The sender is grounded to the tank by the mounting screws but the tank needs to be grounded to the fuselage by a wire that goes from a tab on the tank to a screw on the fuselage root rib. Check for this ground between the tank and any good ground on the fuselage with an Ohm-meter. If the sensor is bad (eg. 2-4 ohms empty, 24-30 ohms full) you will need to drain the tank. It often takes a bit of worrying to get the sender, gasket, and float in place through a misplaced inspection hole. Been there, done that!
The Stinson fuel gauge is fairly easy to test: an open circuit to the sender shows full ++, a short to ground shows empty, a 15 ohm resistance to ground is 1/2 full.
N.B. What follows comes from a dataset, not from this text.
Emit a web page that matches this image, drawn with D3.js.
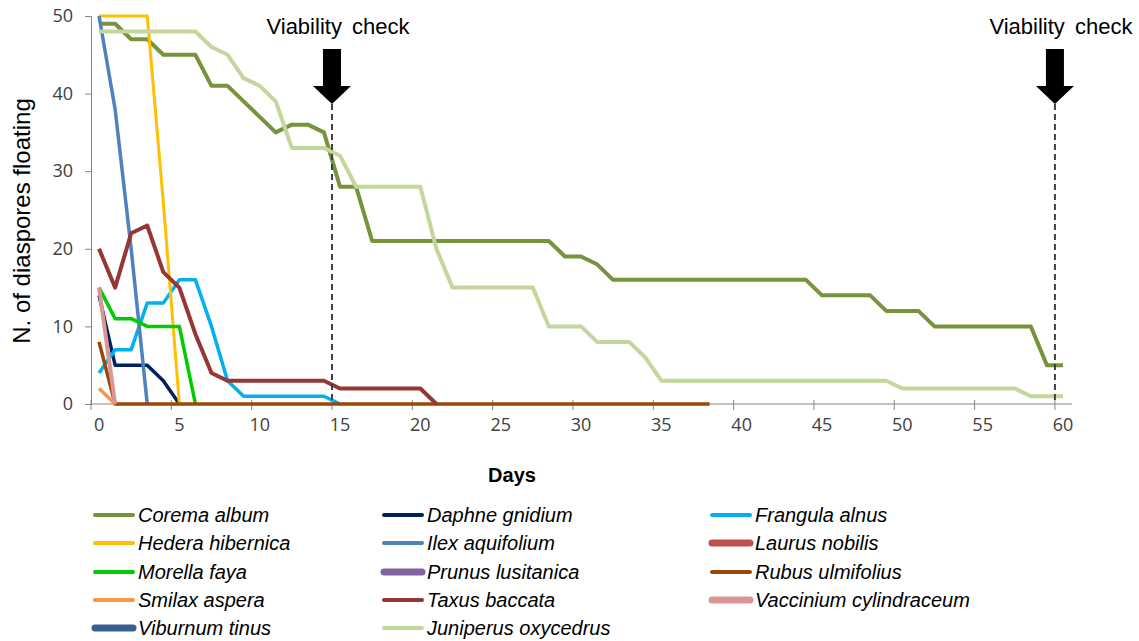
<!DOCTYPE html>
<html>
<head>
<meta charset="utf-8">
<script src="https://cdn.jsdelivr.net/npm/d3@7"></script>
<style>
  body { margin: 0; background: #fff; }
  svg { display: block; }
</style>
</head>
<body>
<div id="chart"></div>
<script>
// values per day, starting at day 0
var species = ["Corema album", "Daphne gnidium", "Frangula alnus", "Hedera hibernica",
  "Ilex aquifolium", "Laurus nobilis", "Morella faya", "Prunus lusitanica",
  "Rubus ulmifolius", "Smilax aspera", "Taxus baccata", "Vaccinium cylindraceum",
  "Viburnum tinus", "Juniperus oxycedrus"];

var corema = [49,49,47,47,45,45,45,41,41,39,37,35,36,36,35,28,28,
  21,21,21,21,21,21,21,21,21,21,21,21,19,19,18,
  16,16,16,16,16,16,16,16,16,16,16,16,16,14,14,14,14,12,12,12,
  10,10,10,10,10,10,10,5,5];
var daphne = [14,5,5,5,3,0];
var frangula = [4,7,7,13,13,16,16,10,3,1,1,1,1,1,1,0];
var hedera = [50,50,50,50,26,0];
var ilex = [50,38,20,0];
var laurus = [];
var morella = [15,11,11,10,10,10,0];
var prunus = [];
var rubus = [8,0,0,0,0,0,0,0,0,0,0,0,0,0,0,0,0,0,0,0,0,0,0,0,0,0,0,0,0,0,0,0,0,0,0,0,0,0,0];
var smilax = [2,0];
var taxus = [20,15,22,23,17,15,9,4,3,3,3,3,3,3,3,2,2,2,2,2,2,0];
var vaccinium = [15,0];
var viburnum = [];
var juniperus = [48,48,48,48,48,48,48,46,45,42,41,39,33,33,33,32,28,28,28,28,28,
  20,15,15,15,15,15,15,10,10,10,8,8,8,6,
  3,3,3,3,3,3,3,3,3,3,3,3,3,3,3,2,2,2,2,2,2,2,2,1,1,1];

var seriesValues = [corema, daphne, frangula, hedera, ilex, laurus, morella, prunus,
  rubus, smilax, taxus, vaccinium, viburnum, juniperus];

var colors = ["#77933C", "#002060", "#00B0F0", "#FFC000", "#4F81BD", "#C0504D", "#00CC00",
  "#8064A2", "#984807", "#F79646", "#953735", "#D99694", "#376092", "#C3D69B"];
var widths = [4, 3.5, 3.5, 3, 3.5, 6, 3.5, 6, 3.5, 3.5, 4, 4, 6, 4];
var thickLegend = [false, false, false, false, false, true, false, true, false, false, false, true, true, false];

var days = d3.range(61);
var xTickLabels = [0, 5, 10, 15, 20, 25, 30, 35, 40, 45, 50, 55, 60];
var yTickLabels = [0, 10, 20, 30, 40, 50];
var checkDays = [15, 60];

var width = 1139, height = 641;
var plotLeft = 91, plotRight = 1071, plotTop = 16, plotBottom = 404;

var svg = d3.select("#chart").append("svg")
    .attr("width", width)
    .attr("height", height);

var x = d3.scaleBand().domain(days).range([plotLeft, plotRight]).padding(0);
var y = d3.scaleLinear().domain([0, 50]).range([plotBottom, plotTop]);
var cx = function(d) { return x(d) + x.bandwidth() / 2; };

// y axis
var yAxis = svg.append("g")
    .attr("transform", "translate(" + plotLeft + ",0)")
    .call(d3.axisLeft(y).tickValues(yTickLabels).tickSize(6).tickPadding(12));
yAxis.select(".domain").attr("stroke", "#868686");
yAxis.selectAll(".tick line").attr("stroke", "#868686");
yAxis.selectAll("text")
    .style("font-family", "'Open Sans', sans-serif")
    .style("font-size", "18px")
    .attr("fill", "#404040");

// x axis: labels centred on days, tick marks on the category edges
var xAxis = svg.append("g")
    .attr("transform", "translate(0," + plotBottom + ")")
    .call(d3.axisBottom(x).tickValues(xTickLabels).tickSize(0).tickPadding(14));
xAxis.select(".domain").attr("stroke", "#868686").attr("d", "M" + plotLeft + ",0H" + (plotRight + 1));
xAxis.selectAll("text")
    .style("font-family", "'Open Sans', sans-serif")
    .style("font-size", "18px")
    .attr("fill", "#404040");

svg.append("g").selectAll("line")
    .data(xTickLabels)
    .enter().append("line")
    .attr("x1", function(d) { return x(d); })
    .attr("x2", function(d) { return x(d); })
    .attr("y1", plotBottom - 4)
    .attr("y2", plotBottom + 6)
    .attr("stroke", "#868686");

// series lines
var line = d3.line()
    .x(function(d, i) { return cx(i); })
    .y(function(d) { return y(d); });

svg.append("g").selectAll("path")
    .data(seriesValues)
    .enter().append("path")
    .attr("d", function(d) { return d.length ? line(d) : null; })
    .attr("fill", "none")
    .attr("stroke", function(d, i) { return colors[i]; })
    .attr("stroke-width", function(d, i) { return widths[i]; })
    .attr("stroke-linejoin", "round");

// viability checks
var check = svg.append("g").selectAll("g")
    .data(checkDays)
    .enter().append("g");

check.append("line")
    .attr("x1", function(d) { return x(d); })
    .attr("x2", function(d) { return x(d); })
    .attr("y1", 104)
    .attr("y2", plotBottom)
    .attr("stroke", "#404040")
    .attr("stroke-width", 2)
    .attr("stroke-dasharray", "6,4");

check.append("path")
    .attr("d", function(d) {
        var t = x(d);
        return "M" + (t - 9) + ",49H" + (t + 9) + "V86H" + (t + 19) +
            "L" + t + ",104L" + (t - 19) + ",86H" + (t - 9) + "Z";
    })
    .attr("fill", "#000");

check.append("text")
    .attr("x", function(d) { return x(d) + 6; })
    .attr("y", 34)
    .attr("text-anchor", "middle")
    .style("font-family", "'Liberation Sans', Arial, sans-serif")
    .style("font-size", "22px")
    .style("word-spacing", "4px")
    .text("Viability check");

// axis titles
svg.append("text")
    .attr("x", 512)
    .attr("y", 482)
    .attr("text-anchor", "middle")
    .style("font-family", "'Liberation Sans', Arial, sans-serif")
    .style("font-size", "20px")
    .style("font-weight", "bold")
    .text("Days");

svg.append("text")
    .attr("transform", "translate(30,221) rotate(-90)")
    .attr("text-anchor", "middle")
    .style("font-family", "'Liberation Sans', Arial, sans-serif")
    .style("font-size", "24px")
    .text("N. of diaspores floating");

// legend
var legCols = [93, 382, 710];
var legRows = [515, 543, 572, 600, 628];

var leg = svg.append("g").selectAll("g")
    .data(species)
    .enter().append("g")
    .attr("transform", function(d, i) {
        return "translate(" + legCols[i % 3] + "," + legRows[Math.floor(i / 3)] + ")";
    });

leg.append("line")
    .attr("x1", 2).attr("x2", 40)
    .attr("y1", 0).attr("y2", 0)
    .attr("stroke", function(d, i) { return colors[i]; })
    .attr("stroke-width", function(d, i) { return thickLegend[i] ? 7 : 4; })
    .attr("stroke-linecap", "round");

leg.append("text")
    .attr("x", 45)
    .attr("y", 7)
    .style("font-family", "'Liberation Sans', Arial, sans-serif")
    .style("font-size", "20px")
    .style("font-style", "italic")
    .text(function(d) { return d; });
</script>
</body>
</html>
The fuel level measurement system is basically identical to what General Motors used in automobiles from the ’30s until digital and computerized autos came along. It consists of a gage which has a bimetal strip with some wires wrapped around it connected through a direct current source to a variable resistor that is in the fuel tank with an arm and a cork float to change resistance in proportion to the amount of fuel in the tank and the change in resistance results in a change in current through the circuit and through the wires wrapped around the bi-metal strip and the bi-metal strip is heated in proportion to the current through the wires and the bimetal strip which bends as a function of temperature and is attached to a lever or gear system that moves the visible pointer in proportion to the amount of current through the gage which is in proportion to the resistance of the variable resistor in the tank which changes according to the level of the float.
Unless someone has connected the two terminals on the gage directly across a battery and melted the wires inside, the gage itself rarely fails. Like someone else mentioned the wiring from the gage to the resistor in the tank goes through a connector at the wing root and then is under a terminal on the sending unit in the bottom of the fuel tank. The circuit is completed through grounding of the wing to the fuselage. There was originally a grounding strap in the upper wing root accessible under the metal strip between the top of the fuselage and the wing.
But, the most common failure is the sending unit itself. Stinson uses a single gage switched by a switch above the fuel selector valve handle to determing which sending unit in which wing it is connected to. Page 107 of the General Service Manual shows the wiring diagram for the fuel measurement system.
It is all pretty simple and a cheap volt-ohmmeter from Harbor freight is all that is needed for trouble shooting.
Larry Wheelock `
I am not Larry, but I am sitting here with an original fuel gauge in my hand. It is so original that it still has a small cardboard note on the left terminal (as viewed from the back of the gauge). The note reads: “Connect sender wire to this terminal. Warning- If hot wire touches, sender will be damaged.” The right hand terminal has a 1/2inch diameter device connected to it with a second connection at the end of the device. I believe this device is a resistor to allow a 6 volt gauge to be used with a 12 volt system. The 12 volt supply connection would be made to the end of this pellet.